14 Dec 2008

Riders to the Sea — English National Opera, London Coliseum

Back in June, in my review of The Pilgrim’s Progress at Sadler’s Wells, I wrote about the valuable and unsurpassed work being done by Richard Hickox to champion the works of Ralph Vaughan Williams in the composer’s centenary year, a project of which this rare staging of Riders to the Sea for ENO was to be the culmination.

Nobody could have anticipated that the 60-year-old conductor would suffer a fatal heart attack only four days before ENO’s opening night.

The show went on in Hickox’s memory, led by ENO’s Music Director Edward Gardner, who had the difficult task of taking on the project in such sad circumstances. And Vaughan Williams’s opera, based on a play by J.M. Synge, is a grim work by anybody’s standards. A peasant woman, Maurya, lives in a coastal hut in the Aran Islands and has had two daughters and six sons; four of the sons, along with their father and grandfather, have already had their lives claimed by the sea. The fifth is missing, believed drowned, and fate dictates it is only a matter of time before the sixth is similarly lost. In the space of forty-five minutes, both are confirmed dead.

This was an impressive opera-directorial début by the actress and theatrical director Fiona Shaw, who created an emotionally-intense dynamic within what’s left of Maurya’s family. Their house is delineated by lighting only; there are no walls, so there is never any escape from the elements. Huge, shadowy upturned boat-hulls descend from above the stage, surreal and coffin-like. Tom Pye’s wonderfully bleak, craggy set is suggestive of a place which exists outside of the progress of time; a primaeval wasteland where nothing ever changes and all human life is in thrall to the will of nature.
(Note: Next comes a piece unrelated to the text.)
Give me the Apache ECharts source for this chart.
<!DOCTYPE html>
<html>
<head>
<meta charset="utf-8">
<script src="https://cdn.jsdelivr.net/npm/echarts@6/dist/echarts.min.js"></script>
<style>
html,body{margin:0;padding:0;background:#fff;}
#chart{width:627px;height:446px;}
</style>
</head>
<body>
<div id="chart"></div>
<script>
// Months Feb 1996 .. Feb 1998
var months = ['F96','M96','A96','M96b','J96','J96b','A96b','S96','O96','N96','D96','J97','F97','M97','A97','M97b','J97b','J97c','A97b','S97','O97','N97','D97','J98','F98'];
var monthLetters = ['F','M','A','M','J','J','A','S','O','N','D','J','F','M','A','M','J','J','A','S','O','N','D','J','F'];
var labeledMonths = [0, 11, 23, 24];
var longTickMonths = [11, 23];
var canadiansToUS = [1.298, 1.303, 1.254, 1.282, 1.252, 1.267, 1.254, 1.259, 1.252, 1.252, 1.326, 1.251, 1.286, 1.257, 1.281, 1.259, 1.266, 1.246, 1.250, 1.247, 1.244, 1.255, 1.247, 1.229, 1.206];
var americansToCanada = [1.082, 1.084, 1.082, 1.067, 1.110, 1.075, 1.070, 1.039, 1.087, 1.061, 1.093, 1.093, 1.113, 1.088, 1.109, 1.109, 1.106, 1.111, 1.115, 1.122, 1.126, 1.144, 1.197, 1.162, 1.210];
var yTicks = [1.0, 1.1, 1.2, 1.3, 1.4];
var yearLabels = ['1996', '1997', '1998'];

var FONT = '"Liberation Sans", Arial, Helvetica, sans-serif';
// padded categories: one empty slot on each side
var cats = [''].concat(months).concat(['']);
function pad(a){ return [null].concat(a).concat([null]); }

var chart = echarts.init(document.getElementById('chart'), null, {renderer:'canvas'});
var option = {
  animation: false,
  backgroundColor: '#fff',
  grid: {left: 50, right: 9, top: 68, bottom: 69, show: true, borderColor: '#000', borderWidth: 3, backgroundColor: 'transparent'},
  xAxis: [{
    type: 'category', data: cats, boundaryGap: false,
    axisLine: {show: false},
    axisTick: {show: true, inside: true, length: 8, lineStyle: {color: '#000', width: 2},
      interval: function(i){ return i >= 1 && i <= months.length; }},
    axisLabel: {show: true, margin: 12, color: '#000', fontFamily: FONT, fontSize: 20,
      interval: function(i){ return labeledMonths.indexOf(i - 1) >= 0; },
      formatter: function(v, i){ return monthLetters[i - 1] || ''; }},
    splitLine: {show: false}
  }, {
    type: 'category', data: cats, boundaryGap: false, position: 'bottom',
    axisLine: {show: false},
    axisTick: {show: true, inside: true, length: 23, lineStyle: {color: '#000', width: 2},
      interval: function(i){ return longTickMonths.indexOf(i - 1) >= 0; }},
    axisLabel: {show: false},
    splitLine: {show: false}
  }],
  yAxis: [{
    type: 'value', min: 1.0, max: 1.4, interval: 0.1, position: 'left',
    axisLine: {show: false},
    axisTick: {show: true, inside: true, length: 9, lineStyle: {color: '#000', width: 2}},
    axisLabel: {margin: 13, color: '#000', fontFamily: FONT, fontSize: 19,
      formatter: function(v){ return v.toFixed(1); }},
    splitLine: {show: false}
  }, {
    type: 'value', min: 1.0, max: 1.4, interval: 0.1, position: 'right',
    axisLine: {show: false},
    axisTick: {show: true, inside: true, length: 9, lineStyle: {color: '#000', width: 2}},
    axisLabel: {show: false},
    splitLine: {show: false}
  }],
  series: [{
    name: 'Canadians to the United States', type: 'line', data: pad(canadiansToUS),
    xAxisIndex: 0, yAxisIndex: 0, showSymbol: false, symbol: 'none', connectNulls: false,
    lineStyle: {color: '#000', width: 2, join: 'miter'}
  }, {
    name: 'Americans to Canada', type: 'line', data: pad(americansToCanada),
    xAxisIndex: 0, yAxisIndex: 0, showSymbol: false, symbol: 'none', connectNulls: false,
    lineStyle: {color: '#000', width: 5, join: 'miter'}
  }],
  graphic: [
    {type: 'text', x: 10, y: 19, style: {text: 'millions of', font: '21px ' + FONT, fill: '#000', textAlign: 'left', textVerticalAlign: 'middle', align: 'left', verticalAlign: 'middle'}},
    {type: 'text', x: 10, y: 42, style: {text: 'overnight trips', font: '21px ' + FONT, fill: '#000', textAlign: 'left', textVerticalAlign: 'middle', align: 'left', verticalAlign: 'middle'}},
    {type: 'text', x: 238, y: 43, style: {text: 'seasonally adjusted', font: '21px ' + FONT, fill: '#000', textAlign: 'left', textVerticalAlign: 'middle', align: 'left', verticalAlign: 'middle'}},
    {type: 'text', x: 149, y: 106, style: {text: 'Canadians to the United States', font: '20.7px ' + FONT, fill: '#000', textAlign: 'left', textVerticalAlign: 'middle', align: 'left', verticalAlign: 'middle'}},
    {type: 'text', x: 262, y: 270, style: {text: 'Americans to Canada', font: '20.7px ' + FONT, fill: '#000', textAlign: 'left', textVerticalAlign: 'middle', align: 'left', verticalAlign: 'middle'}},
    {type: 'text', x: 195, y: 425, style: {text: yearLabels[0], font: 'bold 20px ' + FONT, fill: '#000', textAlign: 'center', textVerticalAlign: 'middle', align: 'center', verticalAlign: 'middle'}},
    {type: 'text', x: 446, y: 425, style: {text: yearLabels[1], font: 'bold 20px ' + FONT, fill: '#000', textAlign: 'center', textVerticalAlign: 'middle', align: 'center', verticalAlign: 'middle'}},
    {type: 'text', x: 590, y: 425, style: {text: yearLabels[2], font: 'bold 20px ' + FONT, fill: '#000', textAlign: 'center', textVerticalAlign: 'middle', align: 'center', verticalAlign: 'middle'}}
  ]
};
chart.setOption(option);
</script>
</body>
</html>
In her final monologue, Maurya finds her anticipated devastation supplanted by a sense of relief and comfort that her life is no longer burdened by the certain knowledge of the destiny which awaits all of her menfolk; in one sense it is a small personal victory over nature, albeit in the context of an acknowledgement of human powerlessness. Mezzo Patricia Bardon was extraordinary in this scene, imbuing the music’s lyrical lines with an radiance that contrasts vividly with the terseness of her earlier anguished dialogue.

Sopranos Kate Valentine and Claire Booth, both making their ENO débuts, portrayed Maurya’s two daughters with emotional intelligence and excellent diction. Leigh Melrose — too long absent from the stage of the Coliseum — was ideal as the angry, burdened Bartley, the last surviving son.
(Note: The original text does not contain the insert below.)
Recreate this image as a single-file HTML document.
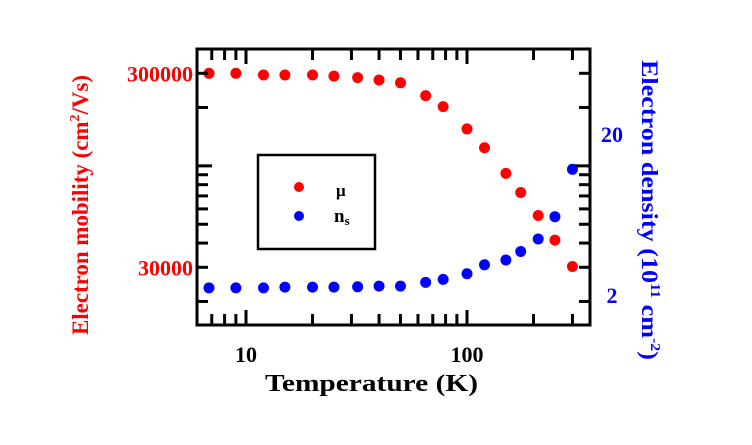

The opera is well under an hour in length, and rather than staging it as a double bill with another short work, it was done with a curtain-raiser — Luonnotar, Sibelius’s 15-minute monologue for solo soprano, in a simple staging against the backdrop of Dorothy Cross’s unnervingly beautiful video projections. Singing in the original Finnish, and suspended in the centre of the stage in an eerie monolith which transpired to be one of the fateful boat-hulls, Susan Gritton was wonderful as the eponymous air-spirit who becomes trapped in the sea and inadvertently gives birth to the moon and stars. It was an inspired choice of opener, introducing the relationship between the sea and the eternal themes of birth, life, death and maternal grief which Riders goes on to explore further.

Raiders_to_the_Sea_009.png(left to right) Patricia Bardon as Maurya, Leigh Melrose as Bartley and Kate Valentine as Cathleen

The production integrates the two works fully, joining them into a single piece with a specially-commissioned interlude by John Woolrich, an organic-sounding progression of abstract chords. Not only does the pregnant Luonnotar open the performance — she closes it too, re-emerging onto the stage outside Maurya’s empty home, seemingly ready to give birth once more and perpetuate the cycle of motherhood.

Raiders_to_the_Sea_001.pngSusan Gritton as Luonnotar

The orchestral playing was powerful, lyrical and atmospheric in what is mostly very subtle and understated music; the standard was a fitting tribute to the late Hickox. It was a superb performance by a fine cast in an excellent production — but it was never going to be a cheerful experience.